▶ **TO BE DONE**
Copy all lines below exactly as written. Leave pictures out.

▶ **INFORMATION PROVIDED**
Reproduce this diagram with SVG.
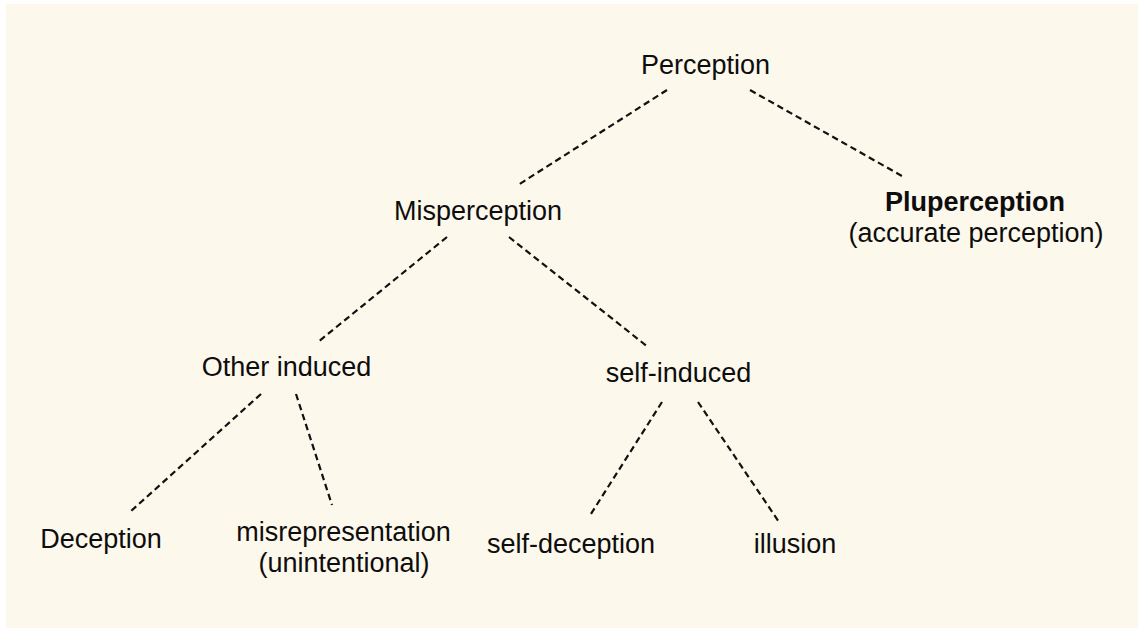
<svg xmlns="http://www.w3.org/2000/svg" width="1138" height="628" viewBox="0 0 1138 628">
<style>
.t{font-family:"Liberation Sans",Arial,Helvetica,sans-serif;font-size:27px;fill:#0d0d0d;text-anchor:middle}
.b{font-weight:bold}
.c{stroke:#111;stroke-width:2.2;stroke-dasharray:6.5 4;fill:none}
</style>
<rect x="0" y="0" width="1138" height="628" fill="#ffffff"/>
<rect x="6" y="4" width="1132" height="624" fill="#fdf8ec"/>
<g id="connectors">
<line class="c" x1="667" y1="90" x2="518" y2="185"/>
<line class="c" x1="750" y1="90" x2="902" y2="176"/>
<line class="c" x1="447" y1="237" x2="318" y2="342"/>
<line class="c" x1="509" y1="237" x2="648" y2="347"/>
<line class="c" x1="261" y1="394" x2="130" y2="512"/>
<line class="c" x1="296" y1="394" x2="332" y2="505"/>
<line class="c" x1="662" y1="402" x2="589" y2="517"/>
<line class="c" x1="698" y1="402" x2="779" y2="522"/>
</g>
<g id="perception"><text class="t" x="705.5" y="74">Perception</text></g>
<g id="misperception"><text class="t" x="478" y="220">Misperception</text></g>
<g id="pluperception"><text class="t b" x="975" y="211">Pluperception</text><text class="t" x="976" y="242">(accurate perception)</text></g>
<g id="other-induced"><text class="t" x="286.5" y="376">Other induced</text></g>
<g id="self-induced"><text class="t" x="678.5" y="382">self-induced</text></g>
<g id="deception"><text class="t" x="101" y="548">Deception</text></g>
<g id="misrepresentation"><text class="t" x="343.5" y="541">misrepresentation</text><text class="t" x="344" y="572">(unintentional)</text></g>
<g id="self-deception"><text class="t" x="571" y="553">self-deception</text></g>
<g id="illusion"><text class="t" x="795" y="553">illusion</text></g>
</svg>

▶ **RESULT BELOW**
Reproduce this diagram with SVG.
<svg xmlns="http://www.w3.org/2000/svg" width="1138" height="628" viewBox="0 0 1138 628">
<style>
.t{font-family:"Liberation Sans",Arial,Helvetica,sans-serif;font-size:27px;fill:#0d0d0d;text-anchor:middle}
.b{font-weight:bold}
.c{stroke:#111;stroke-width:2.2;stroke-dasharray:6.5 4;fill:none}
</style>
<rect x="0" y="0" width="1138" height="628" fill="#ffffff"/>
<rect x="6" y="4" width="1132" height="624" fill="#fdf8ec"/>
<g id="connectors">
<line class="c" x1="667" y1="90" x2="518" y2="185"/>
<line class="c" x1="750" y1="90" x2="902" y2="176"/>
<line class="c" x1="447" y1="237" x2="318" y2="342"/>
<line class="c" x1="509" y1="237" x2="648" y2="347"/>
<line class="c" x1="261" y1="394" x2="130" y2="512"/>
<line class="c" x1="296" y1="394" x2="332" y2="505"/>
<line class="c" x1="662" y1="402" x2="589" y2="517"/>
<line class="c" x1="698" y1="402" x2="779" y2="522"/>
</g>
<g id="perception"><text class="t" x="705.5" y="74">Perception</text></g>
<g id="misperception"><text class="t" x="478" y="220">Misperception</text></g>
<g id="pluperception"><text class="t b" x="975" y="211">Pluperception</text><text class="t" x="976" y="242">(accurate perception)</text></g>
<g id="other-induced"><text class="t" x="286.5" y="376">Other induced</text></g>
<g id="self-induced"><text class="t" x="678.5" y="382">self-induced</text></g>
<g id="deception"><text class="t" x="101" y="548">Deception</text></g>
<g id="misrepresentation"><text class="t" x="343.5" y="541">misrepresentation</text><text class="t" x="344" y="572">(unintentional)</text></g>
<g id="self-deception"><text class="t" x="571" y="553">self-deception</text></g>
<g id="illusion"><text class="t" x="795" y="553">illusion</text></g>
</svg>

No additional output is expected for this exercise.